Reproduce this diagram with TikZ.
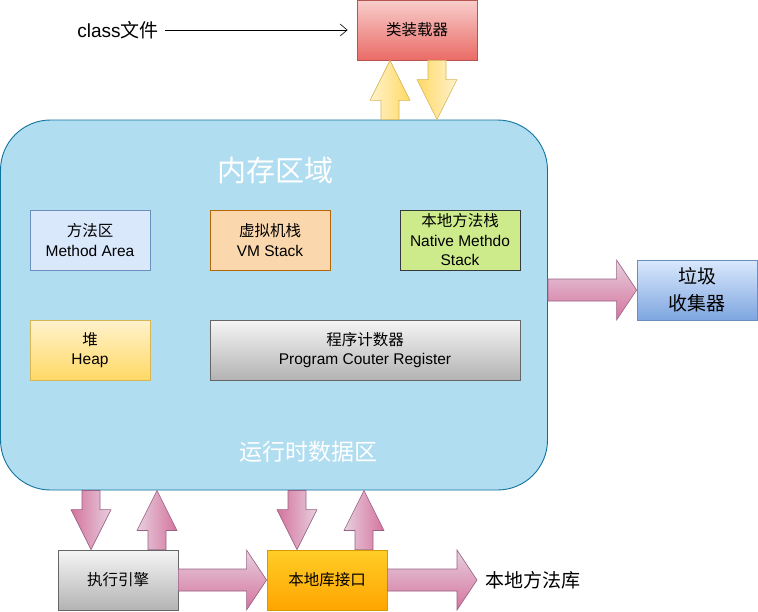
\documentclass[tikz,border=0pt]{standalone}
\usepackage{fontspec}
\setmainfont{Liberation Sans}
\newfontfamily\cjk{Noto Sans CJK SC}
\usetikzlibrary{arrows.meta,positioning,calc}

\newcommand{\zh}[1]{{\cjk #1}}

\definecolor{memfill}{HTML}{B1DDF0}
\definecolor{memline}{HTML}{10739E}
\definecolor{bluefill}{HTML}{DAE8FC}
\definecolor{bluedark}{HTML}{7EA6E0}
\definecolor{blueline}{HTML}{6C8EBF}
\definecolor{orangefill}{HTML}{FAD7AC}
\definecolor{orangeline}{HTML}{B46504}
\definecolor{greenfill}{HTML}{CDEB8B}
\definecolor{greenline}{HTML}{36393D}
\definecolor{yellowlight}{HTML}{FFF2CC}
\definecolor{yellowdark}{HTML}{FFD966}
\definecolor{yellowline}{HTML}{D6B656}
\definecolor{graylight}{HTML}{F5F5F5}
\definecolor{graydark}{HTML}{B3B3B3}
\definecolor{grayline}{HTML}{666666}
\definecolor{redlight}{HTML}{F8CECC}
\definecolor{reddark}{HTML}{EA6B66}
\definecolor{redline}{HTML}{B85450}
\definecolor{goldlight}{HTML}{FFCD28}
\definecolor{golddark}{HTML}{FFA500}
\definecolor{goldline}{HTML}{D79B00}
\definecolor{pinklight}{HTML}{E6D0DE}
\definecolor{pinkdark}{HTML}{D5739D}
\definecolor{pinkline}{HTML}{996185}

% fat arrow: style, from, to, half body, half head, head length
\newcommand{\blockarrow}[6]{%
  \coordinate (ba-s) at (#2);
  \coordinate (ba-t) at (#3);
  \coordinate (ba-m) at ($(ba-t)!#6!(ba-s)$);
  \path[#1] ($(ba-s)!#4!90:(ba-t)$) -- ($(ba-m)!#4!90:(ba-t)$)
    -- ($(ba-m)!#5!90:(ba-t)$) -- (ba-t) -- ($(ba-m)!#5!-90:(ba-t)$)
    -- ($(ba-m)!#4!-90:(ba-t)$) -- ($(ba-s)!#4!-90:(ba-t)$) -- cycle;
}

\tikzset{
    box/.style={
           rectangle,
           draw, line width=0.8pt,
           minimum width=120pt,
           minimum height=60pt,
           inner sep=2pt,
           align=center,
           font=\fontsize{15.5}{19.5}\selectfont,
           },
    areatitle/.style={
           text=white,
           inner sep=0pt,
           },
    freetext/.style={
           font=\fontsize{19}{21}\selectfont,
           inner sep=2pt,
           },
    pinkdown/.style={left color=pinkdark, right color=pinklight, draw=pinkline, line width=0.6pt},
    pinkup/.style={left color=pinklight, right color=pinkdark, draw=pinkline, line width=0.6pt},
    pinkright/.style={top color=pinklight, bottom color=pinkdark, draw=pinkline, line width=0.6pt},
    yellowdown/.style={left color=yellowdark, right color=yellowlight, draw=yellowline, line width=0.6pt},
    yellowup/.style={left color=yellowlight, right color=yellowdark, draw=yellowline, line width=0.6pt},
}

\begin{document}
\begin{tikzpicture}[x=1pt,y=-1pt]
 \useasboundingbox (0,0) rectangle (758,611);

 % runtime data area
 \node[rectangle, rounded corners=50pt, draw=memline, fill=memfill, line width=0.9pt,
   minimum width=547pt, minimum height=370pt] (mem) at (274,305) {};
 \node[areatitle, font=\cjk\fontsize{29}{31}\selectfont] (memtitle) at (275,171) {内存区域};
 \node[areatitle, font=\cjk\fontsize{23}{25}\selectfont] (rttitle) at (308,452) {运行时数据区};

 % areas inside
 \node[box, fill=bluefill, draw=blueline] (method) at (90,240) {\zh{方法区}\\Method Area};
 \node[box, fill=orangefill, draw=orangeline] (vmstack) at (270,240) {\zh{虚拟机栈}\\VM Stack};
 \node[box, fill=greenfill, draw=greenline] (native) at (460,240) {\zh{本地方法栈}\\Native Methdo\\Stack};
 \node[box, top color=yellowlight, bottom color=yellowdark, draw=yellowline] (heap) at (90,350) {\zh{堆}\\Heap};
 \node[box, top color=graylight, bottom color=graydark, draw=grayline,
   minimum width=310pt] (pc) at (365,350) {\zh{程序计数器}\\Program Couter Register};

 % class loader
 \node[box, top color=redlight, bottom color=reddark, draw=redline] (loader) at (417,30) {\zh{类装载器}};
 \node[freetext] (classtxt) at (118,30) {class\zh{文件}};
 \draw[-{Straight Barb[length=7pt,width=12pt]}, line width=0.6pt,
   shorten <=4pt, shorten >=9pt] (classtxt) -- (loader);

 % garbage collector
 \node[box, top color=bluefill, bottom color=bluedark, draw=blueline,
   font=\fontsize{19}{27}\selectfont] (gc) at (697,290) {\zh{垃圾}\\\zh{收集器}};

 % execution engine and native interface
 \node[box, top color=graylight, bottom color=graydark, draw=grayline] (exec) at (118,580) {\zh{执行引擎}};
 \node[box, top color=goldlight, bottom color=golddark, draw=goldline] (nlib) at (327,580) {\zh{本地库接口}};
 \coordinate (nlibend) at (477,580);
 \node[freetext, right=6pt of nlibend] (nlibtxt) {\zh{本地方法库}};

 % fat arrows
 \blockarrow{yellowup}{mem.north -| 390,0}{loader.south -| 390,0}{9pt}{20pt}{40pt}
 \blockarrow{yellowdown}{loader.south -| 437,0}{mem.north -| 437,0}{9pt}{20pt}{40pt}
 \blockarrow{pinkright}{mem.east |- gc.west}{gc.west}{11pt}{30pt}{20pt}
 \blockarrow{pinkdown}{mem.south -| 91,0}{exec.north -| 91,0}{9pt}{20pt}{40pt}
 \blockarrow{pinkup}{exec.north -| 157,0}{mem.south -| 157,0}{9pt}{20pt}{40pt}
 \blockarrow{pinkdown}{mem.south -| 297,0}{nlib.north -| 297,0}{9pt}{20pt}{40pt}
 \blockarrow{pinkup}{nlib.north -| 364,0}{mem.south -| 364,0}{9pt}{20pt}{40pt}
 \blockarrow{pinkright}{exec.east}{nlib.west}{11pt}{30pt}{20pt}
 \blockarrow{pinkright}{nlib.east}{nlibend}{11pt}{30pt}{20pt}
\end{tikzpicture}
\end{document}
──────────
§ **WRITTEN PROBLEM**: Pictures are excluded; output everything else in the data verbatim.

§ **EXERCISE ANSWER**:
Reproduce this diagram with TikZ.
\documentclass[tikz,border=0pt]{standalone}
\usepackage{fontspec}
\setmainfont{Liberation Sans}
\newfontfamily\cjk{Noto Sans CJK SC}
\usetikzlibrary{arrows.meta,positioning,calc}

\newcommand{\zh}[1]{{\cjk #1}}

\definecolor{memfill}{HTML}{B1DDF0}
\definecolor{memline}{HTML}{10739E}
\definecolor{bluefill}{HTML}{DAE8FC}
\definecolor{bluedark}{HTML}{7EA6E0}
\definecolor{blueline}{HTML}{6C8EBF}
\definecolor{orangefill}{HTML}{FAD7AC}
\definecolor{orangeline}{HTML}{B46504}
\definecolor{greenfill}{HTML}{CDEB8B}
\definecolor{greenline}{HTML}{36393D}
\definecolor{yellowlight}{HTML}{FFF2CC}
\definecolor{yellowdark}{HTML}{FFD966}
\definecolor{yellowline}{HTML}{D6B656}
\definecolor{graylight}{HTML}{F5F5F5}
\definecolor{graydark}{HTML}{B3B3B3}
\definecolor{grayline}{HTML}{666666}
\definecolor{redlight}{HTML}{F8CECC}
\definecolor{reddark}{HTML}{EA6B66}
\definecolor{redline}{HTML}{B85450}
\definecolor{goldlight}{HTML}{FFCD28}
\definecolor{golddark}{HTML}{FFA500}
\definecolor{goldline}{HTML}{D79B00}
\definecolor{pinklight}{HTML}{E6D0DE}
\definecolor{pinkdark}{HTML}{D5739D}
\definecolor{pinkline}{HTML}{996185}

% fat arrow: style, from, to, half body, half head, head length
\newcommand{\blockarrow}[6]{%
  \coordinate (ba-s) at (#2);
  \coordinate (ba-t) at (#3);
  \coordinate (ba-m) at ($(ba-t)!#6!(ba-s)$);
  \path[#1] ($(ba-s)!#4!90:(ba-t)$) -- ($(ba-m)!#4!90:(ba-t)$)
    -- ($(ba-m)!#5!90:(ba-t)$) -- (ba-t) -- ($(ba-m)!#5!-90:(ba-t)$)
    -- ($(ba-m)!#4!-90:(ba-t)$) -- ($(ba-s)!#4!-90:(ba-t)$) -- cycle;
}

\tikzset{
    box/.style={
           rectangle,
           draw, line width=0.8pt,
           minimum width=120pt,
           minimum height=60pt,
           inner sep=2pt,
           align=center,
           font=\fontsize{15.5}{19.5}\selectfont,
           },
    areatitle/.style={
           text=white,
           inner sep=0pt,
           },
    freetext/.style={
           font=\fontsize{19}{21}\selectfont,
           inner sep=2pt,
           },
    pinkdown/.style={left color=pinkdark, right color=pinklight, draw=pinkline, line width=0.6pt},
    pinkup/.style={left color=pinklight, right color=pinkdark, draw=pinkline, line width=0.6pt},
    pinkright/.style={top color=pinklight, bottom color=pinkdark, draw=pinkline, line width=0.6pt},
    yellowdown/.style={left color=yellowdark, right color=yellowlight, draw=yellowline, line width=0.6pt},
    yellowup/.style={left color=yellowlight, right color=yellowdark, draw=yellowline, line width=0.6pt},
}

\begin{document}
\begin{tikzpicture}[x=1pt,y=-1pt]
 \useasboundingbox (0,0) rectangle (758,611);

 % runtime data area
 \node[rectangle, rounded corners=50pt, draw=memline, fill=memfill, line width=0.9pt,
   minimum width=547pt, minimum height=370pt] (mem) at (274,305) {};
 \node[areatitle, font=\cjk\fontsize{29}{31}\selectfont] (memtitle) at (275,171) {内存区域};
 \node[areatitle, font=\cjk\fontsize{23}{25}\selectfont] (rttitle) at (308,452) {运行时数据区};

 % areas inside
 \node[box, fill=bluefill, draw=blueline] (method) at (90,240) {\zh{方法区}\\Method Area};
 \node[box, fill=orangefill, draw=orangeline] (vmstack) at (270,240) {\zh{虚拟机栈}\\VM Stack};
 \node[box, fill=greenfill, draw=greenline] (native) at (460,240) {\zh{本地方法栈}\\Native Methdo\\Stack};
 \node[box, top color=yellowlight, bottom color=yellowdark, draw=yellowline] (heap) at (90,350) {\zh{堆}\\Heap};
 \node[box, top color=graylight, bottom color=graydark, draw=grayline,
   minimum width=310pt] (pc) at (365,350) {\zh{程序计数器}\\Program Couter Register};

 % class loader
 \node[box, top color=redlight, bottom color=reddark, draw=redline] (loader) at (417,30) {\zh{类装载器}};
 \node[freetext] (classtxt) at (118,30) {class\zh{文件}};
 \draw[-{Straight Barb[length=7pt,width=12pt]}, line width=0.6pt,
   shorten <=4pt, shorten >=9pt] (classtxt) -- (loader);

 % garbage collector
 \node[box, top color=bluefill, bottom color=bluedark, draw=blueline,
   font=\fontsize{19}{27}\selectfont] (gc) at (697,290) {\zh{垃圾}\\\zh{收集器}};

 % execution engine and native interface
 \node[box, top color=graylight, bottom color=graydark, draw=grayline] (exec) at (118,580) {\zh{执行引擎}};
 \node[box, top color=goldlight, bottom color=golddark, draw=goldline] (nlib) at (327,580) {\zh{本地库接口}};
 \coordinate (nlibend) at (477,580);
 \node[freetext, right=6pt of nlibend] (nlibtxt) {\zh{本地方法库}};

 % fat arrows
 \blockarrow{yellowup}{mem.north -| 390,0}{loader.south -| 390,0}{9pt}{20pt}{40pt}
 \blockarrow{yellowdown}{loader.south -| 437,0}{mem.north -| 437,0}{9pt}{20pt}{40pt}
 \blockarrow{pinkright}{mem.east |- gc.west}{gc.west}{11pt}{30pt}{20pt}
 \blockarrow{pinkdown}{mem.south -| 91,0}{exec.north -| 91,0}{9pt}{20pt}{40pt}
 \blockarrow{pinkup}{exec.north -| 157,0}{mem.south -| 157,0}{9pt}{20pt}{40pt}
 \blockarrow{pinkdown}{mem.south -| 297,0}{nlib.north -| 297,0}{9pt}{20pt}{40pt}
 \blockarrow{pinkup}{nlib.north -| 364,0}{mem.south -| 364,0}{9pt}{20pt}{40pt}
 \blockarrow{pinkright}{exec.east}{nlib.west}{11pt}{30pt}{20pt}
 \blockarrow{pinkright}{nlib.east}{nlibend}{11pt}{30pt}{20pt}
\end{tikzpicture}
\end{document}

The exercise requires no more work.